Bank stocks continued to decline Thursday as a rough and tumble earnings season continued.

The KBW Bank Index fell 1.46%. It had dropped as much as 6.55% in afternoon trading but began to recover in the last hour as investors snatched up bargains.

"The earnings releases coming out are scaring the hell out of people, as the growth in nonperforming assets across the board were a lot bigger than what firms had been modeling," said Michael O'Boyle, an investment banker at Sterne, Agee & Leach Inc. Moreover, not a lot of banking companies will be eligible to raise capital through the government's Tarp program, "and that's starting to scare some people."

The broader markets fluctuated Thursday as investors balanced opportunities to pick up stocks on the cheap with concerns about a deepening recession.

The Dow Jones industrial average rose 2.02%, and the Standard and Poor's rose 1.26%.

The Labor Department reported Thursday that initial unemployment claims for the week that ended Oct. 18 rose by 15,000, to a seasonally adjusted total of 478,000. Analysts had expected a total of 470,000.

SunTrust Banks Inc. declined 9.8%. The $174.8 billion-asset Atlanta company said Thursday that third quarter net income fell 42.2% from the second quarter and 25.5% from a year earlier, to $307.3 million, or 60 a share, which missed the average estimate of analysts by 28 cents, according to Thomson Reuters.

Noninterest expenses rose 21% from the second quarter and 29.7% from a year earlier, to $1.7 billion.

The results included $20 million of expenses tied to Visa Inc. litigation, $38.1 million of real estate and collections expenses, and $48 million of reserves tied to mortgage application fraud at SunTrust's Twin Rivers Mortgage Reinsurance Co.

SunTrust recorded several special items in the third quarter, including $341 million of mark-to-market gains on public debt and related hedges and an $82 million gain from selling its fuel card business. Those items offset $173 million of expected losses tied to addressing issues with auction-rate securities and $137 million of mark-to-market losses on illiquid securities and loan warehouses.

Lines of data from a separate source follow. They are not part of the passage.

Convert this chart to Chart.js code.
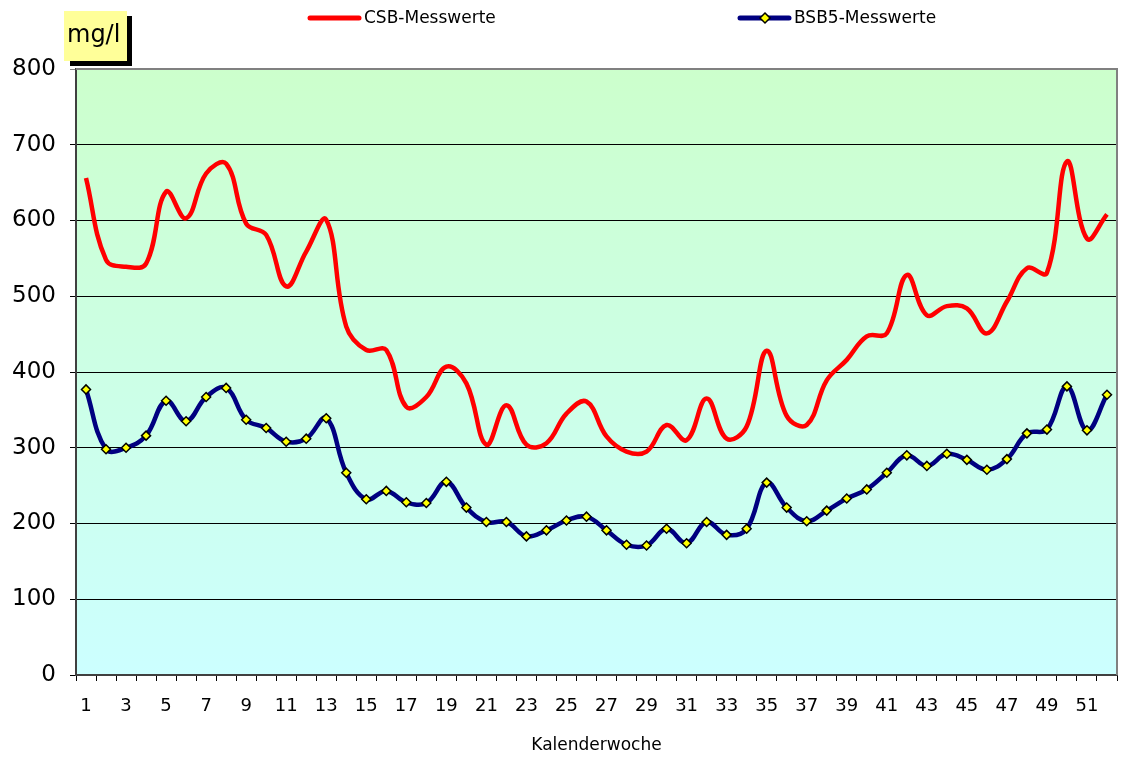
<!DOCTYPE html>
<html>
<head>
<meta charset="utf-8">
<script src="https://cdn.jsdelivr.net/npm/chart.js@4/dist/chart.umd.min.js"></script>
<style>
  html, body { margin: 0; padding: 0; background: #fff; }
  #wrap { width: 1123px; height: 758px; position: relative; }
</style>
</head>
<body>
<div id="wrap"><canvas id="chart" width="1123" height="758"></canvas></div>
<script>
const weeks = ['1','2','3','4','5','6','7','8','9','10','11','12','13','14','15','16','17','18','19','20',
  '21','22','23','24','25','26','27','28','29','30','31','32','33','34','35','36','37','38','39','40',
  '41','42','43','44','45','46','47','48','49','50','51','52']

const csb = [656, 548, 539, 543, 638, 603, 662, 675, 596, 581,
  513, 559, 601, 460, 429, 429, 354, 367, 407, 385,
  304, 356, 304, 306, 345, 361, 315, 295, 295, 330,
  310, 365, 312, 328, 428, 342, 330, 389, 416, 447,
  451, 528, 475, 487, 484, 451, 493, 537, 531, 678,
  576, 608]

const bsb5 = [377, 298, 300, 316, 362, 335, 367, 379, 337, 326,
  308, 312, 339, 267, 232, 243, 228, 227, 255, 221,
  202, 202, 183, 191, 204, 209, 191, 172, 171, 193,
  174, 202, 185, 193, 254, 221, 203, 217, 233, 245,
  267, 290, 276, 292, 284, 271, 285, 319, 324, 381,
  323, 370]

const yTicks = [0, 100, 200, 300, 400, 500, 600, 700, 800]

const FONT = "'DejaVu Sans', sans-serif"

// gradient background + plot border
const plotArea = {
  id: 'plotArea',
  beforeDraw(chart) {
    const { ctx, chartArea: a } = chart
    const g = ctx.createLinearGradient(0, a.top, 0, a.bottom)
    g.addColorStop(0, '#ccffcc')
    g.addColorStop(1, '#ccffff')
    ctx.save()
    ctx.fillStyle = g
    ctx.fillRect(a.left, a.top, a.right - a.left, a.bottom - a.top)
    ctx.restore()
  },
  afterDatasetsDraw(chart) {
    const { ctx, chartArea: a } = chart
    ctx.save()
    ctx.strokeStyle = '#808080'
    ctx.lineWidth = 2
    ctx.beginPath()
    ctx.moveTo(a.left, a.top)
    ctx.lineTo(a.right, a.top)
    ctx.lineTo(a.right, a.bottom)
    ctx.stroke()
    ctx.restore()
  }
}

// unit box and legend
const extras = {
  id: 'extras',
  afterDraw(chart) {
    const { ctx } = chart
    ctx.save()
    // mg/l box with shadow
    ctx.fillStyle = '#000'
    ctx.fillRect(70, 16, 62, 50)
    ctx.fillStyle = '#ffff99'
    ctx.fillRect(64, 11, 63, 50)
    ctx.fillStyle = '#000'
    ctx.font = '24px ' + FONT
    ctx.textBaseline = 'middle'
    ctx.textAlign = 'left'
    ctx.fillText('mg/l', 67, 36)

    // legend
    const items = [
      { x: 310, ds: chart.data.datasets[0] },
      { x: 740, ds: chart.data.datasets[1] }
    ]
    ctx.font = '17px ' + FONT
    items.forEach(it => {
      const y = 18
      ctx.strokeStyle = it.ds.borderColor
      ctx.lineWidth = 5
      ctx.lineCap = 'round'
      ctx.beginPath()
      ctx.moveTo(it.x, y)
      ctx.lineTo(it.x + 49, y)
      ctx.stroke()
      if (it.ds.pointRadius > 0) {
        const cx = it.x + 25
        ctx.beginPath()
        ctx.moveTo(cx, y - 5)
        ctx.lineTo(cx + 5, y)
        ctx.lineTo(cx, y + 5)
        ctx.lineTo(cx - 5, y)
        ctx.closePath()
        ctx.fillStyle = it.ds.pointBackgroundColor
        ctx.fill()
        ctx.lineWidth = 1.5
        ctx.strokeStyle = it.ds.pointBorderColor
        ctx.stroke()
      }
      ctx.fillStyle = '#000'
      ctx.fillText(it.ds.label, it.x + 54, y + 1)
    })
    ctx.restore()
  }
}

new Chart(document.getElementById('chart').getContext('2d'), {
  type: 'line',
  data: {
    labels: weeks,
    datasets: [
      {
        label: 'CSB-Messwerte',
        data: csb,
        borderColor: '#ff0000',
        borderWidth: 4.5,
        pointRadius: 0,
        tension: 0.4,
      },
      {
        label: 'BSB5-Messwerte',
        data: bsb5,
        borderColor: '#000080',
        borderWidth: 4.5,
        pointStyle: 'rectRot',
        pointRadius: 4.5,
        pointBackgroundColor: '#ffff00',
        pointBorderColor: '#000000',
        pointBorderWidth: 1.5,
        tension: 0.4,
      },
    ],
  },
  options: {
    responsive: false,
    animation: false,
    layout: { padding: { top: 69, right: 3, left: 0, bottom: 0 } },
    plugins: {
      legend: { display: false },
      tooltip: { enabled: false },
    },
    scales: {
      x: {
        type: 'category',
        offset: true,
        afterFit(axis) { axis.height = 83 },
        grid: {
          offset: true,
          drawOnChartArea: false,
          drawTicks: true,
          tickLength: 6,
          color: '#000',
        },
        border: { color: '#404040', width: 2 },
        ticks: {
          autoSkip: false,
          maxRotation: 0,
          padding: 15,
          color: '#000',
          font: { family: FONT, size: 18 },
          callback(v, i) { return i % 2 === 0 ? weeks[i] : '' },
        },
        title: {
          display: true,
          text: 'Kalenderwoche',
          color: '#000',
          font: { family: FONT, size: 17 },
          padding: { top: 0, bottom: 2 },
        },
      },
      y: {
        min: 0,
        max: 800,
        afterFit(axis) { axis.width = 76 },
        afterBuildTicks(axis) { axis.ticks = yTicks.map(v => ({ value: v })) },
        grid: {
          color(c) { return c.tick && c.tick.value === 800 ? '#808080' : '#000' },
          lineWidth: 1,
          tickLength: 6,
        },
        border: { color: '#404040', width: 2 },
        ticks: {
          padding: 14,
          color: '#000',
          font: { family: FONT, size: 23 },
        },
      },
    },
  },
  plugins: [plotArea, extras],
})
</script>
</body>
</html>
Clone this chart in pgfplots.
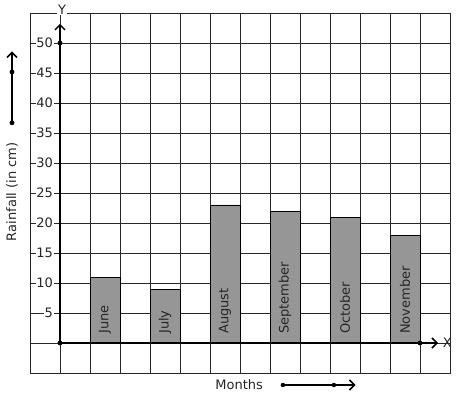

The loan-loss provision climbed 12.4% from the second quarter and 242.6% from a year earlier, to $503.7 million. Net chargeoffs rose 21.5% from the second quarter and 278% from a year earlier, to $392.1 million.

Valley National Bancorp fell 4.1%. The $14.3 billion-asset Wayne, N.J., company said third quarter net income fell 90% from a year earlier, to $3.6 million, or 3 cents a share, principally because of a loss of $70.9 million loss (or $44.1 million after taxes) on Fannie Mae and Freddie Mac preferred stock.

Excluding the one-time charge, Valley's core operating earnings rose 30%, to $47.7 million, mainly because of its July acquisition of the $976 million-asset Greater Community Bancorp of Totowa, N.J.

Citigroup Inc. fell 1.6%. Regions Financial Corp. dropped 8.8%. KeyCorp declined 6.3%. Marshall & Ilsley Corp. dropped 5.6%. National City Corp. dropped 2.1%, and Zions Bancorp. dropped 4.2%.

JPMorgan Chase Co. climbed 1.8%. Bank of America Corp. gained 1.5%. U.S. Bancorp climbed 2%. Wells Fargo & Co. rose 0.1%, and State Street Corp. climbed 3.3%.